Как посол императора, он твердо и упорно добивался того, что он считал самым главным: открытия портов, права торговли в Японии с правом жить купцам на берегу, а не на кораблях и – особенно – права иметь консулов в открываемых по трактату портах. И, конечно, проведения справедливых границ, которые до сих пор еще не были установлены.
Есть и другая, не менее важная причина, тем более для империи. Это – престиж! Конечно, ничто не должно быть уступлено или опущено по сравнению с полученными от Японии правами других держав. Путятин наистрожайше приказывал себе всю жизнь помнить и неукоснительно исполнять все, к чему обязывала его верность монарху и вере.
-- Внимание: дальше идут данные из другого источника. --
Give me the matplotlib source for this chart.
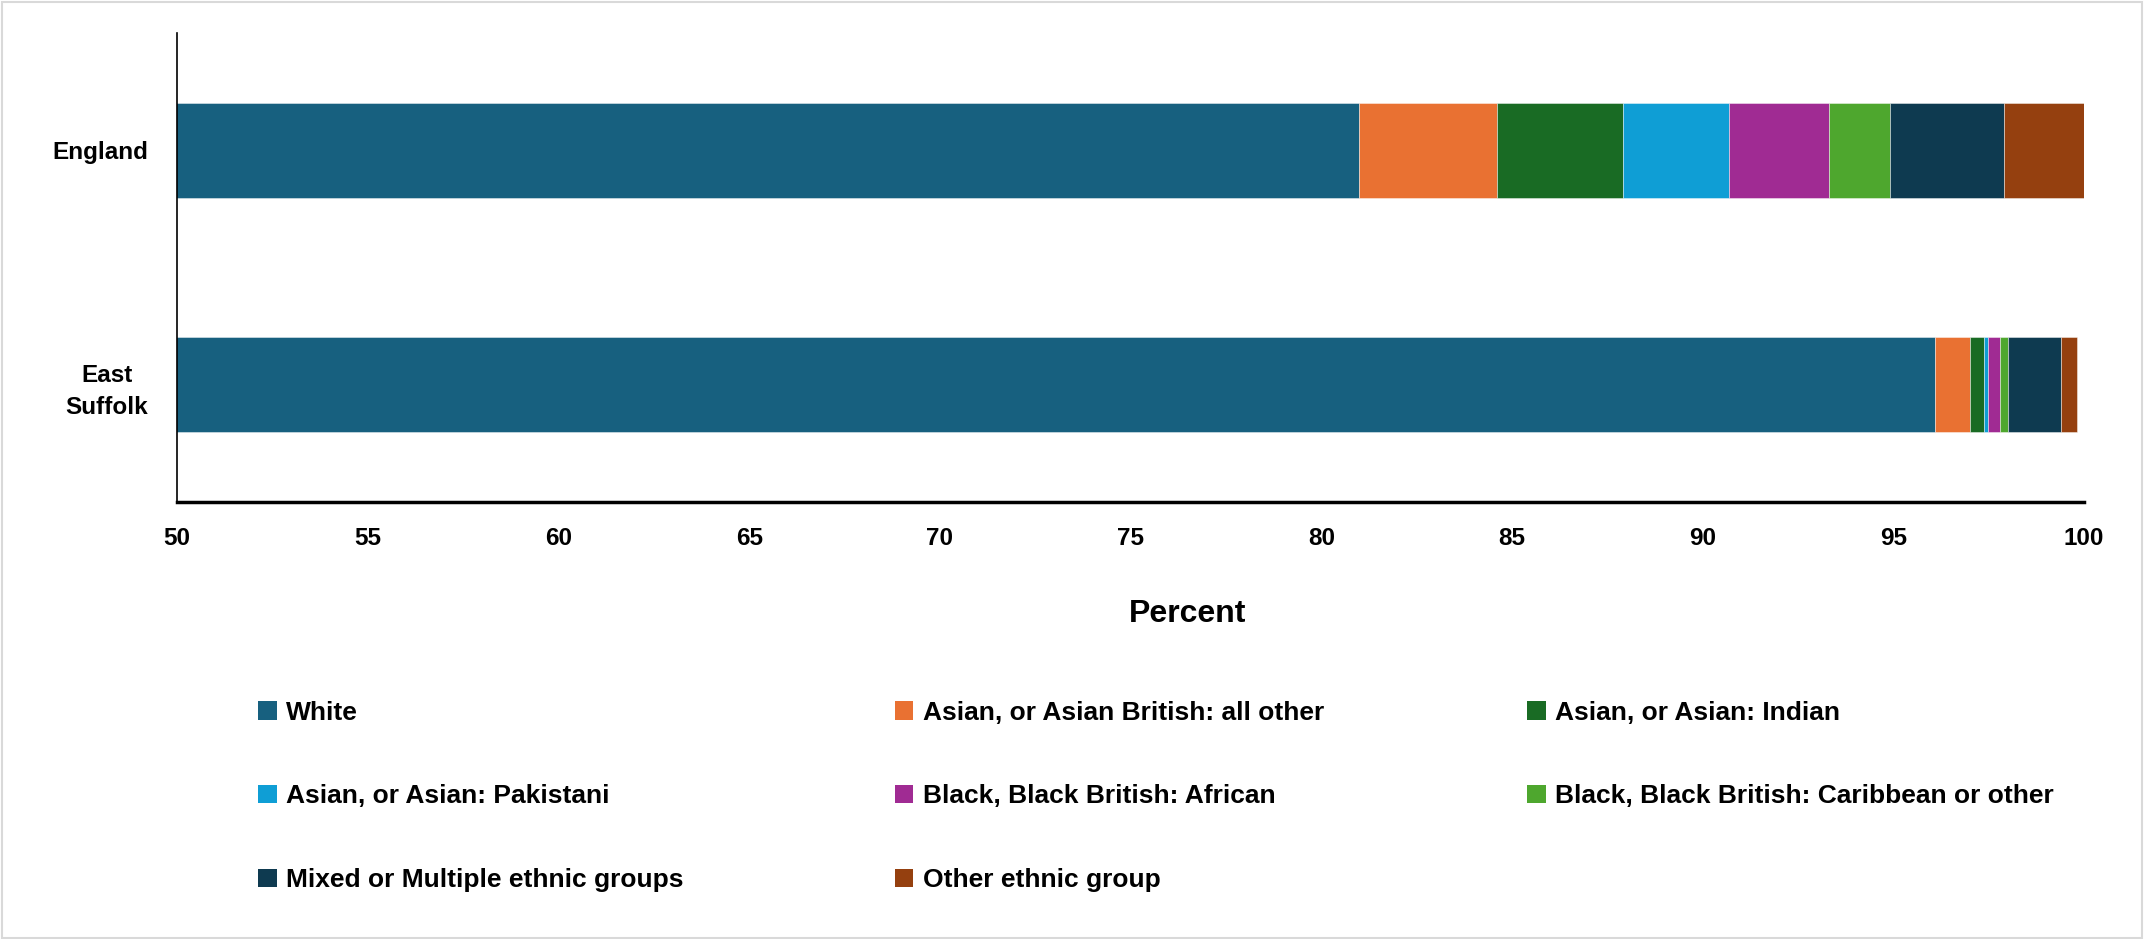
import numpy as np
import matplotlib.pyplot as plt
from matplotlib.patches import Patch, Rectangle

plt.rcParams['font.family'] = ['Liberation Sans', 'DejaVu Sans']
plt.rcParams['font.weight'] = 'bold'

areas = ['England', 'East\nSuffolk']
groups = ['White', 'Asian, or Asian British: all other', 'Asian, or Asian: Indian',
          'Asian, or Asian: Pakistani', 'Black, Black British: African',
          'Black, Black British: Caribbean or other', 'Mixed or Multiple ethnic groups',
          'Other ethnic group']
# percent of population, [England, East Suffolk]
white = [81.0, 96.1]
asian_other = [3.6, 0.9]
indian = [3.3, 0.37]
pakistani = [2.8, 0.11]
african = [2.6, 0.31]
caribbean = [1.6, 0.22]
mixed = [3.0, 1.38]
other = [2.1, 0.41]
colors = ['#17607F', '#E97132', '#196B24', '#0F9ED5', '#A02B93', '#4EA72E', '#0E3A50', '#95400F']

series = [white, asian_other, indian, pakistani, african, caribbean, mixed, other]

fig = plt.figure(figsize=(21.44, 9.39), dpi=100)
ax = fig.add_axes([0.0826, 0.4654, 0.8895, 0.4995])

y = np.arange(len(areas))
left = np.zeros(len(areas))
for vals, col, name in zip(series, colors, groups):
    ax.barh(y, vals, left=left, height=0.405, color=col, label=name,
            edgecolor=(1, 1, 1, 0.5), linewidth=0.6)
    left += np.array(vals)

ax.set_xlim(50, 100)
ax.set_ylim(1.5, -0.5)
ax.set_xticks(np.arange(50, 101, 5))
ax.set_yticks(y)
ax.set_yticklabels(areas, multialignment='center', linespacing=1.5)
ax.tick_params(axis='both', length=0, labelsize=17.5)
ax.tick_params(axis='x', pad=18)
ax.tick_params(axis='y', pad=21)
ax.set_xlabel('Percent', fontsize=23, fontweight='bold')
ax.xaxis.set_label_coords(0.53, -0.207)
for s in ['top', 'right']:
    ax.spines[s].set_visible(False)
ax.spines['left'].set_linewidth(1.2)
ax.spines['bottom'].set_linewidth(2.5)

# legend, laid out row by row in three fixed columns
col_x = [0.1155, 0.4125, 0.7075]
for c in range(3):
    idx = list(range(c, len(groups), 3))
    handles = [Patch(facecolor=colors[i]) for i in idx]
    fig.legend(handles, [groups[i] for i in idx], loc='upper left',
               bbox_to_anchor=(col_x[c], 0.265), frameon=False, fontsize=19,
               handlelength=0.7, handleheight=0.7, handletextpad=0.35,
               labelspacing=2.26, borderaxespad=0)

fig.patches.append(Rectangle((0.001, 0.001), 0.998, 0.997, transform=fig.transFigure,
                             fill=False, edgecolor='#d9d9d9', linewidth=1.5))

fig.savefig('out.png', dpi=100)
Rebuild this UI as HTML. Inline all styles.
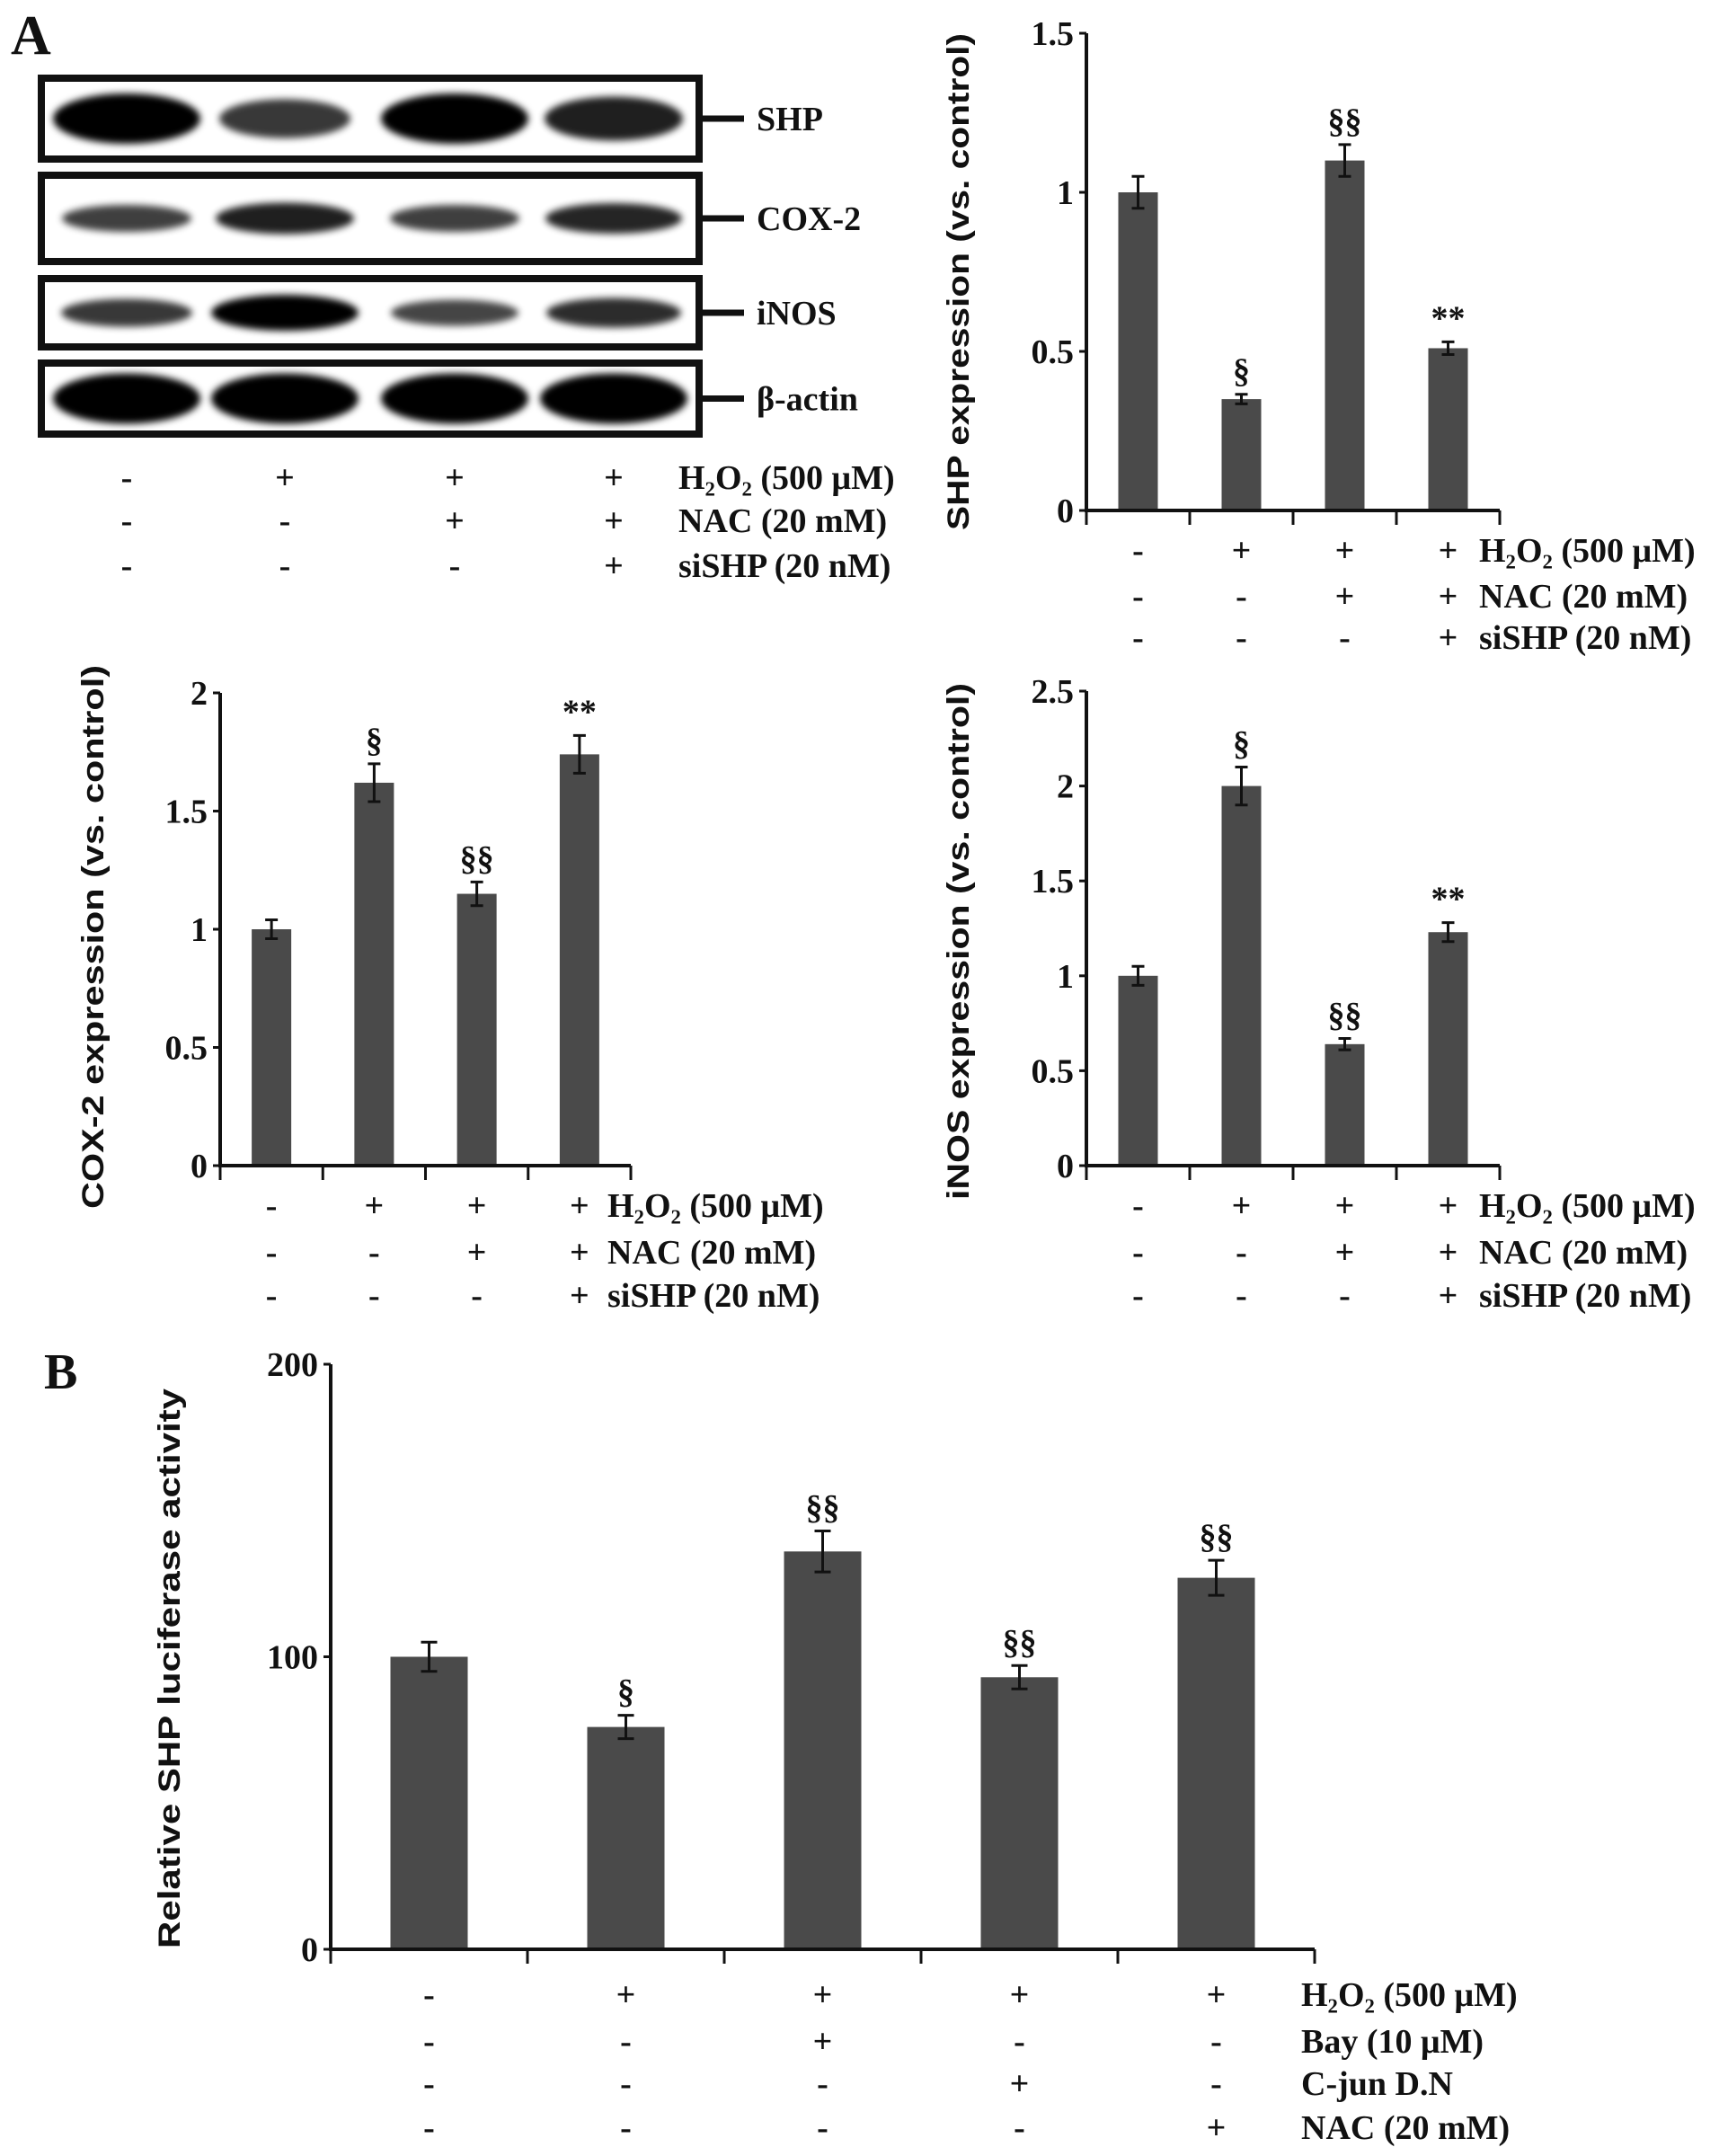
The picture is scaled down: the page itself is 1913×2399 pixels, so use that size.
<!DOCTYPE html>
<html><head><meta charset="utf-8"><style>
html,body{margin:0;padding:0;background:#fff;}
svg{display:block;}
text{font-family:"Liberation Serif",serif;font-weight:bold;fill:#111;}
.t{font-size:38px;}
.ttl{font-family:"Liberation Sans",sans-serif;font-size:34px;}
</style></head><body>
<svg id="fig" width="1913" height="2399" viewBox="0 0 1913 2399" xmlns="http://www.w3.org/2000/svg">
<defs><filter id="blur" x="-30%" y="-60%" width="160%" height="220%"><feGaussianBlur stdDeviation="4"/></filter></defs>
<text x="12" y="60" style="font-size:62px">A</text>
<text x="49" y="1545" style="font-size:56px">B</text>
<g id="blot"></g>
<g id="charts"></g>
</svg>
<script>
// ---- data ----
const shpValues=[1.0,0.35,1.1,0.51];
const shpErrors=[0.05,0.015,0.05,0.02];
const shpMarks=["","§","§§","**"];
const coxValues=[1.0,1.62,1.15,1.74];
const coxErrors=[0.04,0.08,0.05,0.08];
const coxMarks=["","§","§§","**"];
const inosValues=[1.0,2.0,0.64,1.23];
const inosErrors=[0.05,0.1,0.03,0.05];
const inosMarks=["","§","§§","**"];
const lucValues=[100,76,136,93,127];
const lucErrors=[5,4,7,4,6];
const lucMarks=["","§","§§","§§","§§"];
const shpTicks=["0","0.5","1","1.5"];
const coxTicks=["0","0.5","1","1.5","2"];
const inosTicks=["0","0.5","1","1.5","2","2.5"];
const lucTicks=["0","100","200"];
const condA=[["-","+","+","+"],["-","-","+","+"],["-","-","-","+"]];
const condALabels=["H₂O₂ (500 μM)","NAC (20 mM)","siSHP (20 nM)"];
const condB=[["-","+","+","+","+"],["-","-","+","-","-"],["-","-","-","+","-"],["-","-","-","-","+"]];
const condBLabels=["H₂O₂ (500 μM)","Bay (10 μM)","C-jun D.N","NAC (20 mM)"];
const blotNames=["SHP","COX-2","iNOS","β-actin"];
const blotIntensity=[[1,0.55,1,0.75],[0.5,0.75,0.5,0.7],[0.55,1,0.45,0.65],[1,1,1,1]];

const NS="http://www.w3.org/2000/svg";
const fig=document.getElementById('charts');
function el(tag,attrs,parent){const e=document.createElementNS(NS,tag);for(const k in attrs)e.setAttribute(k,attrs[k]);(parent||fig).appendChild(e);return e;}
function txt(x,y,s,cls,anchor,parent){const t=el('text',{x:x,y:y,'class':cls||'t','text-anchor':anchor||'start'},parent);t.textContent=s;return t;}

function chart(name,cfg,values,errors,marks,ticks,cond,condLabels){
  const g=el('g',{});
  
  
  const tmax=parseFloat(ticks[ticks.length-1]);
  const y=v=>cfg.y0-(v/tmax)*(cfg.y0-cfg.yTop);
  const n=values.length, step=(cfg.x1-cfg.x0)/n;
  const xc=i=>cfg.x0+step*(i+0.5);
  const cw=cfg.bw>60?9:7;
  values.forEach((v,i)=>{
    const b=el('rect',{x:xc(i)-cfg.bw/2,y:y(v),width:cfg.bw,height:cfg.y0-y(v),fill:'#4a4a4a'},g);
    
    
    const e=errors[i];
    const eb=el('path',{d:`M${xc(i)},${y(v+e)}V${y(v-e)}M${xc(i)-cw},${y(v+e)}h${2*cw}M${xc(i)-cw},${y(v-e)}h${2*cw}`,stroke:'#111','stroke-width':3,fill:'none'},g);
    
    
    if(marks[i]){const m=txt(xc(i),y(v+e)-14,marks[i],'t','middle',g);}
  });
  const ax=el('path',{d:`M${cfg.x0},${cfg.yTop}V${cfg.y0}H${cfg.x1}`,stroke:'#111','stroke-width':4,fill:'none'},g);
  
  
  for(let i=0;i<=n;i++){el('line',{x1:cfg.x0+step*i,x2:cfg.x0+step*i,y1:cfg.y0,y2:cfg.y0+16,stroke:'#111','stroke-width':3},g);}
  ticks.forEach(t=>{const v=parseFloat(t);el('line',{x1:cfg.x0-8,x2:cfg.x0,y1:y(v),y2:y(v),stroke:'#111','stroke-width':3},g);
    const tl=txt(cfg.x0-14,y(v)+13,t,'t','end',g);});
  const tt=el('text',{x:0,y:0,'class':'ttl','text-anchor':'middle',transform:`translate(${cfg.tx},${(cfg.t0+cfg.t1)/2}) rotate(-90)`,textLength:cfg.t1-cfg.t0,lengthAdjust:'spacingAndGlyphs'},g);
  tt.textContent=cfg.title;
  
  
  cond.forEach((row,r)=>{row.forEach((s,i)=>{txt(xc(i),cfg.rows[r],s,'t','middle',g);});
    const l=txt(cfg.lx,cfg.rows[r],condLabels[r],'t','start',g);});
}

chart('shp-expression-chart',{x0:1209,x1:1669,y0:568,yTop:37,bw:44,tx:1078,t0:37,t1:590,title:'SHP expression (vs. control)',rows:[625,676,722],lx:1646},shpValues,shpErrors,shpMarks,shpTicks,condA,condALabels);
chart('cox2-expression-chart',{x0:245,x1:702,y0:1297,yTop:771,bw:44,tx:115,t0:740,t1:1345,title:'COX-2 expression (vs. control)',rows:[1354,1406,1454],lx:676},coxValues,coxErrors,coxMarks,coxTicks,condA,condALabels);
chart('inos-expression-chart',{x0:1209,x1:1669,y0:1297,yTop:769,bw:44,tx:1078,t0:760,t1:1335,title:'iNOS expression (vs. control)',rows:[1354,1406,1454],lx:1646},inosValues,inosErrors,inosMarks,inosTicks,condA,condALabels);
chart('luciferase-chart',{x0:368,x1:1463,y0:2169,yTop:1518,bw:86,tx:200,t0:1545,t1:2168,title:'Relative SHP luciferase activity',rows:[2232,2284,2331,2380],lx:1448},lucValues,lucErrors,lucMarks,lucTicks,condB,condBLabels);

const blot=document.getElementById('blot');
const boxes=[[83,181],[191,295],[306,390],[400,487]];
const lanes=[141,317,506,683];
boxes.forEach((bx,r)=>{
  const cy=(bx[0]+bx[1])/2;
  lanes.forEach((lx,i)=>{
    const k=blotIntensity[r][i];
    const b=el('ellipse',{cx:lx,cy:cy,rx:62+20*k,ry:(r===0||r===3?14+14*k:10+10*k),fill:'#000',opacity:0.5+0.5*k,filter:'url(#blur)'},blot);
    
    
  });
  const rc=el('rect',{x:46,y:bx[0]+4,width:732,height:bx[1]-bx[0]-8,fill:'none',stroke:'#111','stroke-width':8},blot);
  
  
  el('line',{x1:782,x2:828,y1:cy,y2:cy,stroke:'#111','stroke-width':7},blot);
  const l=txt(842,cy+13,blotNames[r],'t','start',blot);
  
  
});
condA.forEach((row,r)=>{const yy=[544,592,642][r];row.forEach((s,i)=>txt(lanes[i],yy,s,'t','middle',blot));txt(755,yy,condALabels[r],'t','start',blot);});
</script>
</body></html>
Путятин помнил и мелочи, скандальное дело матроса Сизова, как японцы умело все подстроили. Теперь городу Симода известно, что морской солдат, считавшийся героем, встречался с девушкой-японкой, которую он соблазнил, когда войска Путятина проходили через ее родную деревню. Имя адмирала припутано, может быть! Матросу дали возможность увидеть эту девушку в городе, в доме губернатора. Все обвинения теперь доказаны, но в суд никто не подает и не подаст и протестов Путятину никто не предъявляет. Да и дело, конечно, не подсудное, но осуждаемое.
– В торговле с Японией будет участвовать вся великая и необъятная Россия, – пояснил на переговорах Путятин.
– О-о! Да, да! – Японские послы поражены, показывали, как высоко ценят они такой ответ.
– Действительно! Ясно, ясно!
Но если как дипломат он не добьется включения в договор пунктов о русских коммерсантах в Японии и о консулах, то все будет провалено. В Петербурге почтут такой трактат унизительным для России. «Что у них? Что им дают? Дайте и нам! Обязательно!» – вот так банально можно представить себе наши требования. Тогда и все освоение Сибири, и наши мечты о будущем, о портах и городах в Приморье и о незамерзающих гаванях пойдут прахом, будут отметены прочь и все задержится надолго. А японцы без уступки не признают договор дружеским. А если мы оставим весь Сахалин за собой, то англичане высадятся на нем. А после войны предъявят нам требование: «Уступить остров!» Что сделает против них Муравьев с двумя тысячами солдат и с одной паровой шхуной, которую он отобрал от моей эскадры? Нет, по одежке протягивай ножки! Пока своих сил нет, приходится заслоняться соседями. Как будто я сам не знаю, что весь Сахалин наш! В будущем докажем! На это у Путятина тоже был и свой взгляд, и свой план. Но пока выхода иного нет. И японцы видят мою слабость и даже бессилие. Поэтому лучше самому уступить, чем быть вынужденным уступить. В войну мы защитим Сахалин от англичан японскими претензиями.